Given the sheer impossibility at one point in the second half of the insanely brave Figo managing to make it to the corner flag, it was hardly surprising that the referee should have ordered the players off the pitch and suspended play for 10 minutes.

But what really was surprising, what was truly amazing and perhaps even unprecedented in football's inglorious annals, was the reaction of the Barcelona president, Joan Gaspart, after the match. Far from condemning the behaviour of his team's moronic fans (all the more moronic as their actions halted the game at a time when Barcelona seemed to be closing in for the kill), far from apologising, he blamed it all on Luis Figo!

This was what Gaspart said: "Our public have suffered an unnecessary provocation. Their reaction was a response to a provocation. And I do not accept people coming to my home to provoke... I am not happy that on top of that it's us who come out looking like the bad guys."

If Gaspart, generally known as the most rabid of Barça fans, had made his remark immediately upon the final whistle blowing, in the heat of the frustration he must have felt at his team's failure to win a match they clearly dominated and in which one perfectly legitimate goal was disallowed, then one might, perhaps, just, have excused him. But he said what he said half an hour after the game, following a meeting with his directors. Blaming Figo for the crowd's attempts to inflict grievous bodily harm on him was Gaspart's measured, pondered and considered response.

Figo himself, who is as ice-cool by temperament as Gaspart is over-heated, responded to the news of what Gaspart had said with a wry: "I don't know if he was joking or what." But, Figo added: "Few people take seriously what he says.
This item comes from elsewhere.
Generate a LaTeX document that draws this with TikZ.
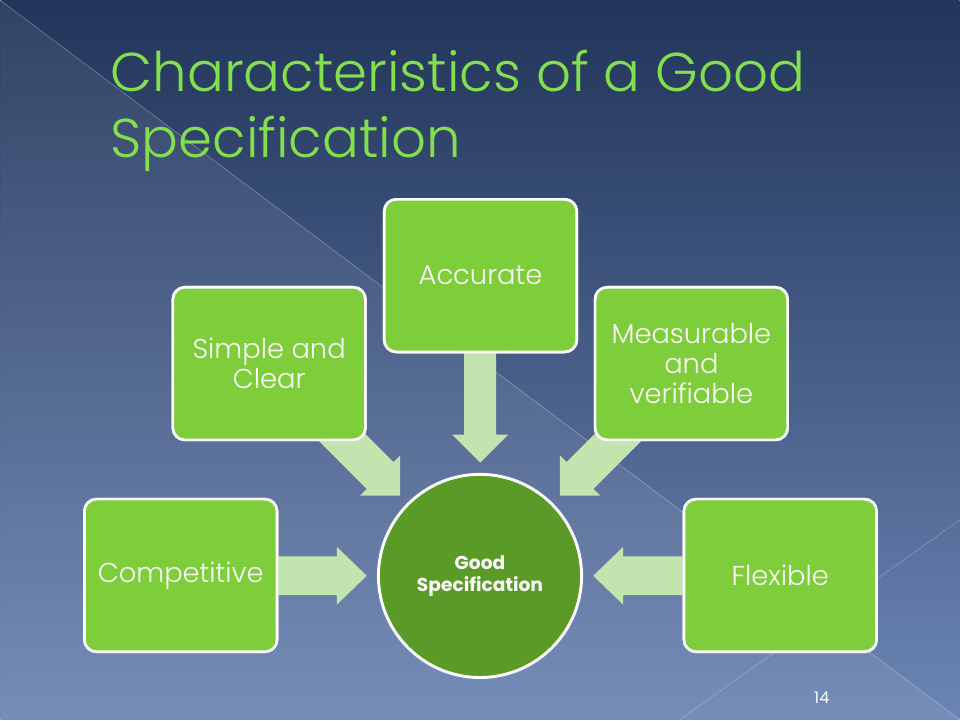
\documentclass[tikz,border=0pt]{standalone}
\usepackage{fontspec}
\setmainfont{Poppins}
\newfontfamily\poplight{Poppins Light}
\usetikzlibrary{calc}
\definecolor{bgtop}{HTML}{22355A}
\definecolor{bgbot}{HTML}{6B85B4}
\definecolor{boxgreen}{HTML}{7DCE3A}
\definecolor{circgreen}{HTML}{5A9A27}
\definecolor{arrowgreen}{HTML}{C3E4AE}
\definecolor{titlegreen}{HTML}{84DF4D}
\newcommand\blockarrow[6]{%
  \begin{scope}[shift={(#1)}, rotate=#2]
    \fill[arrowgreen] (0,0) -- (-#5,#4) -- (-#5,#3) -- (-#6,#3) -- (-#6,-#3)
      -- (-#5,-#3) -- (-#5,-#4) -- cycle;
  \end{scope}}
\begin{document}
\begin{tikzpicture}[x=0.75pt,y=-0.75pt,
  itembox/.style={rectangle, rounded corners=9pt, draw=white, line width=2pt,
    fill=boxgreen, minimum width=144.5pt, minimum height=114.5pt, text=white,
    font=\poplight\fontsize{20.5}{22.5}\selectfont, align=center, inner sep=2pt},
  hub/.style={circle, draw=white, line width=2.2pt, fill=circgreen,
    minimum size=152.5pt, inner sep=0pt, text=white, align=center,
    font=\bfseries\fontsize{14}{16.5}\selectfont},
  titletext/.style={text=titlegreen, font=\poplight\fontsize{41}{49}\selectfont,
    align=left, inner sep=0pt, anchor=base west}]
% background
\shade[top color=bgtop, bottom color=bgbot] (0,0) rectangle (960,720);
\fill[white, opacity=0.07] (0,0) -- (960,720) -- (0,720) -- cycle;
\draw[white, opacity=0.3, line width=0.5pt] (0,0) -- (960,720);
\draw[white, opacity=0.25, line width=0.5pt] (960,520) -- (680,720);
\useasboundingbox (0,0) rectangle (960,720);
% title
\node[titletext] (title) at (110,157) {Characteristics of a Good\\Specification};
% hub
\node[hub] (gs) at (480,576) {Good\\Specification};
% box placeholders (for arrow geometry)
\node[itembox] (comp) at (180.5,575.5) {};
\node[itembox] (simp) at (269,363.5) {};
\node[itembox] (accu) at (480.5,275.5) {};
\node[itembox] (meas) at (691.5,363.5) {};
\node[itembox] (flex) at (780.5,575.5) {};
\coordinate (tipC) at ($(gs.center)!85pt!(comp.center)$);
\coordinate (tipS) at ($(gs.center)!85pt!(simp.center)$);
\coordinate (tipA) at ($(gs.center)!85pt!(accu.center)$);
\coordinate (tipM) at ($(gs.center)!85pt!(meas.center)$);
\coordinate (tipF) at ($(gs.center)!85pt!(flex.center)$);
% arrows
\blockarrow{tipC}{0}{19.5}{29}{30}{150}
\blockarrow{tipS}{-45}{19}{28.5}{28.5}{150}
\blockarrow{tipA}{-90}{16}{28}{28}{150}
\blockarrow{tipM}{-135}{19}{28.5}{28.5}{150}
\blockarrow{tipF}{180}{19.5}{29}{30}{150}
% boxes on top
\node[itembox] at (comp) {Competitive};
\node[itembox] at (simp) {Simple and\\Clear};
\node[itembox] at (accu) {Accurate};
\node[itembox] at (meas) {Measurable\\and\\verifiable};
\node[itembox] at (flex) {Flexible};
% page number
\node[text=white, font=\fontsize{12}{14}\selectfont] (pg) at (822,698) {14};
\end{tikzpicture}
\end{document}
And I don't believe that right now he is doing the club he leads any great service." As to the suggestion that he might have helped out by asking someone else to take the corners, Figo was quite categorical that there was a principle here that he had no intention of undermining. "It would be nuts to imagine I wasn't going to take the corners because of pressure from the crowd. The coach asked me to take them and that's what I did."